Rhode Island junior designs project to protect bird habitat

Charlotte Steeves partnered with the Dartmouth Natural Resource Trust to conduct a study on a 26-acre field owned by the trust. | File photo
University of Rhode Island conservation biology junior Charlotte Steeves recently completed a six-month project focusing on conserving New England’s grassland-nesting bird population.

Steeves undertook a mission to observe behavior of grassland-nesting bird populations in agricultural fields.
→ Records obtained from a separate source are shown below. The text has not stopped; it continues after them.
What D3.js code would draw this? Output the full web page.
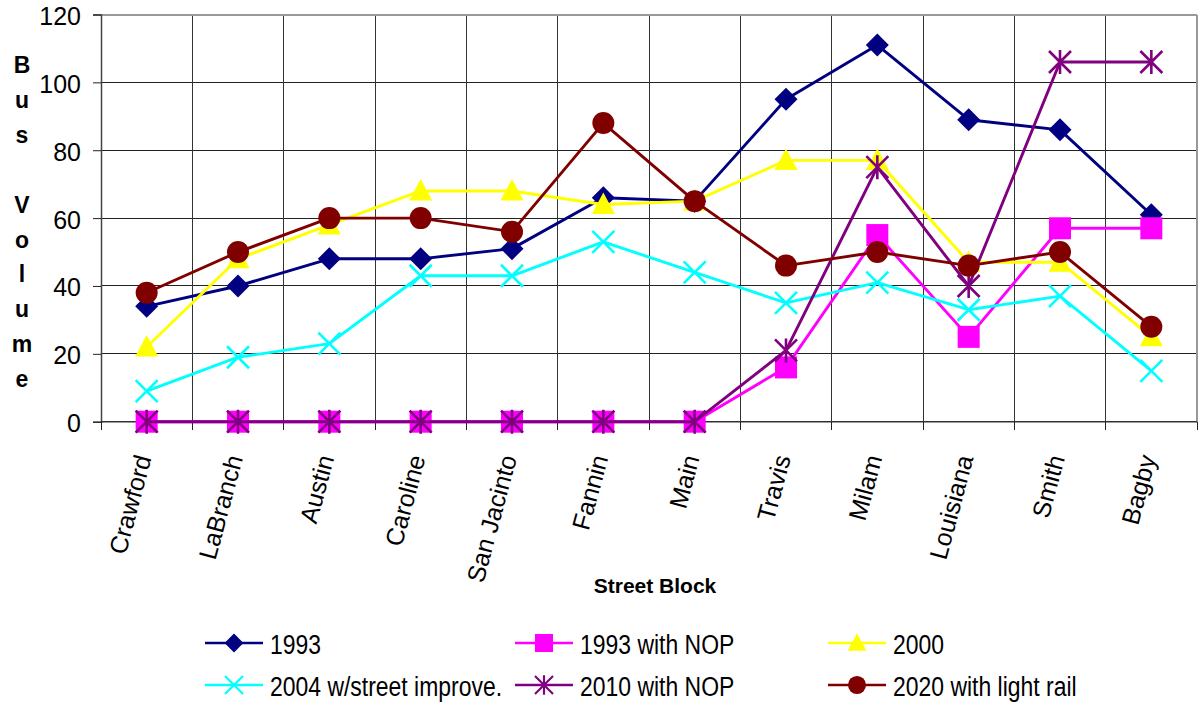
<!DOCTYPE html>
<html><head><meta charset="utf-8">
<script src="https://cdn.jsdelivr.net/npm/d3@7"></script>
<style>body{margin:0;background:#fff} svg{display:block;font-family:"Liberation Sans",Arial,Helvetica,sans-serif}</style>
</head><body><svg id="c" width="1199" height="704"></svg>
<script>
const categories = ["Crawford","LaBranch","Austin","Caroline","San Jacinto","Fannin","Main","Travis","Milam","Louisiana","Smith","Bagby"];
const s1993    = [34,40,48,48,51,66,65,95,111,89,86,61];
const s1993NOP = [0,0,0,0,0,0,0,16,55,25,57,57];
const s2000    = [22,48,58,68,68,64,65,77,77,47,47,25];
const s2004    = [9,19,23,43,43,53,44,35,41,33,37,15];
const s2010NOP = [0,0,0,0,0,0,0,21,75,40,106,106];
const s2020    = [38,50,60,60,56,88,65,46,50,46,50,28];
const seriesNames = ["1993","1993 with NOP","2000","2004 w/street improve.","2010 with NOP","2020 with light rail"];
const yTicks = [0,20,40,60,80,100,120];
const yTitle = "Bus Volume";
const xTitle = "Street Block";

const seriesValues = [s1993,s1993NOP,s2000,s2004,s2010NOP,s2020];
const styles = [
  {color:"#000080", marker:"diamond"},
  {color:"#FF00FF", marker:"square"},
  {color:"#FFFF00", marker:"triangle"},
  {color:"#00FFFF", marker:"cross"},
  {color:"#800080", marker:"star"},
  {color:"#800000", marker:"circle"}
];

const svg = d3.select("#c");
const L = 101, R = 1197, T = 14.5, B = 421.7;
const x = d3.scaleBand().domain(categories).range([L,R]).paddingInner(0).paddingOuter(0);
const bw = x.bandwidth();
const cx = c => x(c) + bw/2;
const y = d3.scaleLinear().domain([0,120]).range([B,T]);

// gridlines
const g = svg.append("g").attr("shape-rendering","crispEdges");
g.selectAll("line.h").data(yTicks.filter(v=>v>0 && v<120)).join("line")
  .attr("x1",L).attr("x2",R).attr("y1",d=>y(d)).attr("y2",d=>y(d))
  .attr("stroke","#222").attr("stroke-width",1);
g.selectAll("line.v").data(categories.slice(1)).join("line")
  .attr("x1",d=>x(d)).attr("x2",d=>x(d)).attr("y1",T).attr("y2",B)
  .attr("stroke","#333").attr("stroke-width",1);
// border
g.append("line").attr("x1",L).attr("x2",R).attr("y1",T).attr("y2",T).attr("stroke","#999").attr("stroke-width",2);
g.append("line").attr("x1",R).attr("x2",R).attr("y1",T).attr("y2",B).attr("stroke","#999").attr("stroke-width",2);

// y axis
const ya = svg.append("g").attr("transform",`translate(${L},0)`)
  .call(d3.axisLeft(y).tickValues(yTicks).tickSize(8).tickPadding(12));
ya.select(".domain").attr("stroke","#444").attr("stroke-width",1.5);
ya.selectAll(".tick line").attr("stroke","#222");
ya.selectAll(".tick text").attr("font-size",25).attr("font-family",'"Liberation Sans",Arial,sans-serif').attr("fill","#000").attr("dy","0.40em");

// x axis line and boundary ticks
const bounds = categories.map(c=>x(c)).concat([R]);
svg.append("line").attr("x1",L).attr("x2",R).attr("y1",B).attr("y2",B).attr("stroke","#333").attr("stroke-width",1.5);
svg.append("g").attr("shape-rendering","crispEdges").selectAll("line").data(bounds).join("line")
  .attr("x1",d=>d).attr("x2",d=>d).attr("y1",B).attr("y2",B+8).attr("stroke","#222");
svg.append("g").selectAll("text").data(categories).join("text")
  .attr("transform",d=>`translate(${cx(d)+5},${B+36}) rotate(-75)`)
  .attr("text-anchor","end").attr("font-size",25).text(d=>d);

// axis titles
svg.append("text").attr("x",655).attr("y",593).attr("text-anchor","middle")
  .attr("font-size",21).attr("font-weight","bold").text(xTitle);
const yt = svg.append("text").attr("text-anchor","middle").attr("font-size",23).attr("font-weight","bold");
yTitle.split("").forEach((ch,i)=>{
  yt.append("tspan").attr("x",22).attr("y",73+i*34.9).text(ch===" "?"\u00a0":ch);
});

// markers
function marker(sel, type, color, px, py, k){
  k = k || 1;
  const s = sel.append("g").attr("transform",`translate(${px},${py}) scale(${k})`);
  if(type==="diamond"){
    s.append("path").attr("d","M0,-11.5L11.5,0L0,11.5L-11.5,0Z").attr("fill",color);
  } else if(type==="square"){
    s.append("rect").attr("x",-11).attr("y",-11).attr("width",22).attr("height",22).attr("fill",color);
  } else if(type==="triangle"){
    s.append("path").attr("d","M0,-12L11.5,9.5L-11.5,9.5Z").attr("fill",color);
  } else if(type==="circle"){
    s.append("circle").attr("r",11).attr("fill",color);
  } else if(type==="cross"){
    s.append("path").attr("d","M-11,-11L11,11M-11,11L11,-11").attr("stroke",color).attr("stroke-width",2.6).attr("fill","none");
  } else if(type==="star"){
    s.append("path").attr("d","M-11,-11L11,11M-11,11L11,-11M0,-12L0,12").attr("stroke",color).attr("stroke-width",2.6).attr("fill","none");
  }
}

const line = d3.line().x((d,i)=>cx(categories[i])).y(d=>y(d));
seriesValues.forEach((vals,k)=>{
  const st = styles[k];
  const sg = svg.append("g");
  sg.append("path").attr("d",line(vals)).attr("fill","none").attr("stroke",st.color).attr("stroke-width",2.9).attr("stroke-linejoin","round");
  vals.forEach((v,i)=>marker(sg, st.marker, st.color, cx(categories[i]), y(v)));
});

// legend
const colX = [205,515,828], rowY = [643,685];
seriesNames.forEach((name,k)=>{
  const st = styles[k];
  const lx = colX[k%3], ly = rowY[Math.floor(k/3)];
  const lg = svg.append("g");
  lg.append("line").attr("x1",lx).attr("x2",lx+58).attr("y1",ly).attr("y2",ly).attr("stroke",st.color).attr("stroke-width",2.6);
  marker(lg, st.marker, st.color, lx+29, ly, 0.82);
  lg.append("text").attr("transform",`translate(${lx+65},${ly+11}) scale(0.85,1)`)
    .attr("font-size",27).text(name);
});
</script></body></html>
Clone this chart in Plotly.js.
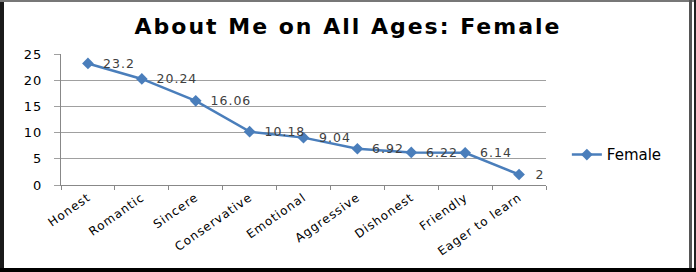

These birds, such as the bobolink and savannah sparrow, nest in overgrown hay fields that are much akin to their native grasslands.

Unfortunately, that means many of these birds’ nests are destroyed as farmers cut the grasses into hay and then till the ground to put it to other use.

“The haying happens during the prime nesting season for the birds, which is why the birds are declining annually at greater than 2.5 percent,” Steeves said. “When the farmers mow their fields before the birds have a chance to finish raising their young, the nests get mowed over and the babies are killed.”

To fight that trend, Steeves partnered with the Dartmouth Natural Resource Trust to conduct a study on a 26-acre field owned by the trust. She was able to determine where most of the birds were nesting, which allowed another 10-acre parcel to be mowed by a local farmer with a minimal loss of bird nests.

“My job was to survey the field every morning to determine the areas of highest bird activity, and that data was used to determine which 10 acres to set aside for the farmer,” Steeves said. “It turned out that the areas with the thickest grass were where most of the birds were found.” 

Steeves' efforts produced results: two pairs of bobolinks and three or more pairs of savannah sparrows were able to raise their young without being mowed over.